The WPSI said there are 10 possible general causes for leopard deaths. Of 106 leopard deaths so far this year, 36 were without clarity on what caused the deaths.

There were 23 cases of seizure of hides, skulls and claws. But in such cases, it is usually not known if the animal died of a natural death or it was killed for some of its parts and then the body left behind.

However, there were 18 cases of clear poaching. The clarity on such deaths comes because there are clear signs of gun shot wounds or trap marks or poison found on an animal's body.

The WPSI said eight leopards died in road or train accidents in January and February this year; five were killed by villagers; seven of fighting with other leopards; five were killed by tigers or other animals.

Two of them died in rescue operations or treatments, and one due to electrocution -- and one was shot dead by a police official in Uttar Pradesh.
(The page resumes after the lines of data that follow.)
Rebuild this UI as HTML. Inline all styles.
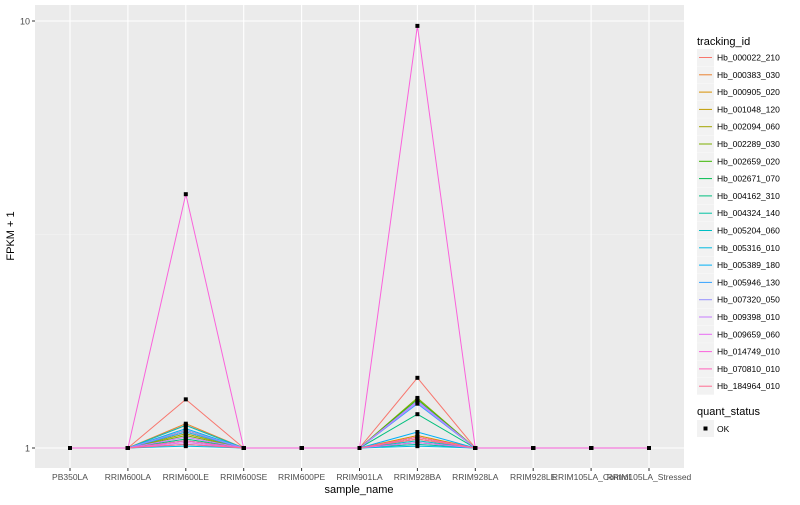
<!DOCTYPE html>
<html><head><meta charset="utf-8"><style>
body{margin:0;background:#fff;font-family:"Liberation Sans",sans-serif;}
svg text{font-family:"Liberation Sans",sans-serif;}
</style></head><body>
<svg id="c" width="800" height="500" xmlns="http://www.w3.org/2000/svg">
<rect x="35" y="5" width="649" height="463" fill="#EBEBEB"/>
<g id="grid"></g><g id="lines"></g><g id="pts"></g><g id="axes"></g><g id="legend"></g>
<text x="14" y="236" transform="rotate(-90 14 236)" text-anchor="middle" font-size="11" fill="#000">FPKM + 1</text>
<text x="359" y="493" text-anchor="middle" font-size="11" fill="#000">sample_name</text>
</svg>
<script>
const categories=["PB350LA","RRIM600LA","RRIM600LE","RRIM600SE","RRIM600PE","RRIM901LA","RRIM928BA","RRIM928LA","RRIM928LE","RRIM105LA_Control","RRIM105LA_Stressed"];
const seriesIds=["Hb_000022_210","Hb_000383_030","Hb_000905_020","Hb_001048_120","Hb_002094_060","Hb_002289_030","Hb_002659_020","Hb_002671_070","Hb_004162_310","Hb_004324_140","Hb_005204_060","Hb_005316_010","Hb_005389_180","Hb_005946_130","Hb_007320_050","Hb_009398_010","Hb_009659_060","Hb_014749_010","Hb_070810_010","Hb_184964_010"];
const colors=["#F8766D","#EA8331","#D89000","#C09B00","#A3A500","#7CAE00","#39B600","#00BB4E","#00BF7D","#00C1A3","#00BFC4","#00BAE0","#00B0F6","#35A2FF","#9590FF","#C77CFF","#E76BF3","#FA62DB","#FF62BC","#FF6C91"];
const valuesLE=[1.30,1.14,1.13,1.10,1.08,1.07,1.09,1.04,1.05,1.02,1.13,1.01,1.11,1.09,1.10,1.06,1.03,3.93,1.04,1.02];
const valuesBA=[1.46,1.06,1.07,1.06,1.05,1.31,1.30,1.03,1.20,1.02,1.04,1.01,1.09,1.27,1.29,1.28,1.03,9.74,1.06,1.05];
const yTicks=[1,10];
const NS="http://www.w3.org/2000/svg";
function X(i){return 70+i*57.9;}
function Y(v){return 448-Math.log10(v)*427;}
function mk(t,a,p){const e=document.createElementNS(NS,t);for(const k in a)e.setAttribute(k,a[k]);document.getElementById(p).appendChild(e);return e;}
// grid
let g=mk("line",{x1:35,x2:684,y1:Y(Math.sqrt(10)),y2:Y(Math.sqrt(10)),stroke:"#F5F5F5","stroke-width":0.6},"grid");


yTicks.forEach(t=>{
 let l=mk("line",{x1:35,x2:684,y1:Y(t),y2:Y(t),stroke:"#fff","stroke-width":1.1},"grid");
 
 
 let tk=mk("line",{x1:32,x2:35,y1:Y(t),y2:Y(t),stroke:"#333"},"axes");
 
 
 let tx=mk("text",{x:30,y:Y(t)+3.5,"text-anchor":"end","font-size":9,fill:"#4D4D4D"},"axes");
 tx.textContent=t;
 
 
});
categories.forEach((c,i)=>{
 let l=mk("line",{x1:X(i),x2:X(i),y1:5,y2:468,stroke:"#fff","stroke-width":1.1},"grid");
 
 
 let tk=mk("line",{x1:X(i),x2:X(i),y1:468,y2:471,stroke:"#333"},"axes");
 
 
 let tx=mk("text",{x:X(i),y:480,"text-anchor":"middle","font-size":8.5,fill:"#4D4D4D"},"axes");
 tx.textContent=c;
 
 
});
// series
const order=[...seriesIds.keys()].filter(i=>i!==17).concat([17]);
order.forEach(s=>{
 const vals=categories.map((c,i)=>i===2?valuesLE[s]:(i===6?valuesBA[s]:1));
 const p=mk("polyline",{points:vals.map((v,i)=>X(i)+","+Y(v)).join(" "),fill:"none",stroke:colors[s],"stroke-width":1},"lines");
 
 
 vals.forEach((v,i)=>{
  const r=mk("rect",{x:X(i)-2,y:Y(v)-2,width:4,height:4,fill:"#000"},"pts");
  
  
 });
});
// legend
let lt=mk("text",{x:697,y:45,"font-size":11,fill:"#000"},"legend");
lt.textContent="tracking_id";


seriesIds.forEach((id,i)=>{
 const cy=57+i*17.3;
 const b=mk("rect",{x:697,y:cy-8,width:17,height:17,fill:"#F2F2F2"},"legend");
 
 
 const l=mk("line",{x1:699,x2:712,y1:cy+0.5,y2:cy+0.5,stroke:colors[i],"stroke-width":1},"legend");
 
 
 const t=mk("text",{x:717,y:cy+3.5,"font-size":8.5,fill:"#000"},"legend");
 t.textContent=id;
 
 
});
let qt=mk("text",{x:697,y:415,"font-size":11,fill:"#000"},"legend");
qt.textContent="quant_status";


let qb=mk("rect",{x:697,y:420,width:17,height:17,fill:"#F2F2F2"},"legend");


let qp=mk("rect",{x:703.5,y:426.5,width:4,height:4,fill:"#000"},"legend");


let qx=mk("text",{x:717,y:432,"font-size":8.5,fill:"#000"},"legend");
qx.textContent="OK";


</script>
</body></html>
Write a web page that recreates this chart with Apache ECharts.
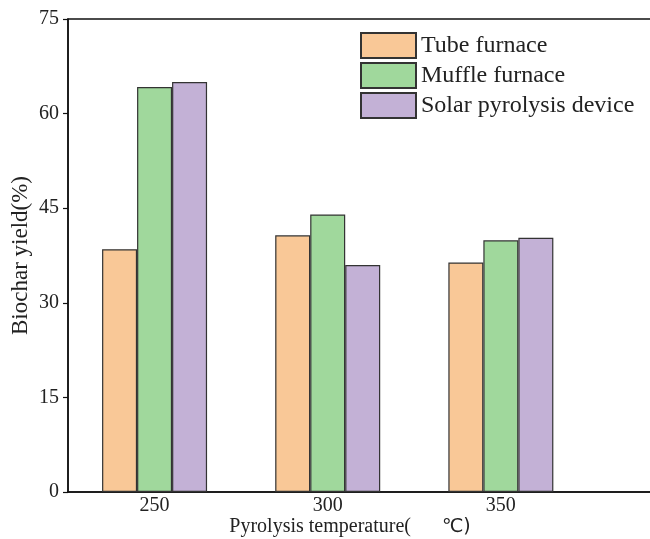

Beside this, four leopards were rescued alive from smugglers in Gujarat, Jammu and Kashmir, Maharashtra and Uttar Pradesh, the WPSI said.

"The number is unusually high. We don't see such a large scale of killing or mortality in such a small span of time. It's a bad start in terms of wildlife conservation," Tito Joseph, a programme manager at the WPSI, told IANS.

Y.V. Jhala, a senior scientist at the Worldlife Institute of India (WII), said the number could actually be higher because the available figure is what could be detected or reported.

According to Dehradun-based WII, there are at least 9,000 leopards across 17 states where tigers are also found.

However, the actual leopard population is unknown as no assessment is done in other states like Haryana, Himachal Pradesh, Gujarat and Jammu and Kashmir where incidents of leopard sighting is random.

The Indian leopard is listed as "vulnerable" on the International Union for Conservation of Nature's Red List. It is protected under Schedule I of the Wildlife Protection Act, 1972.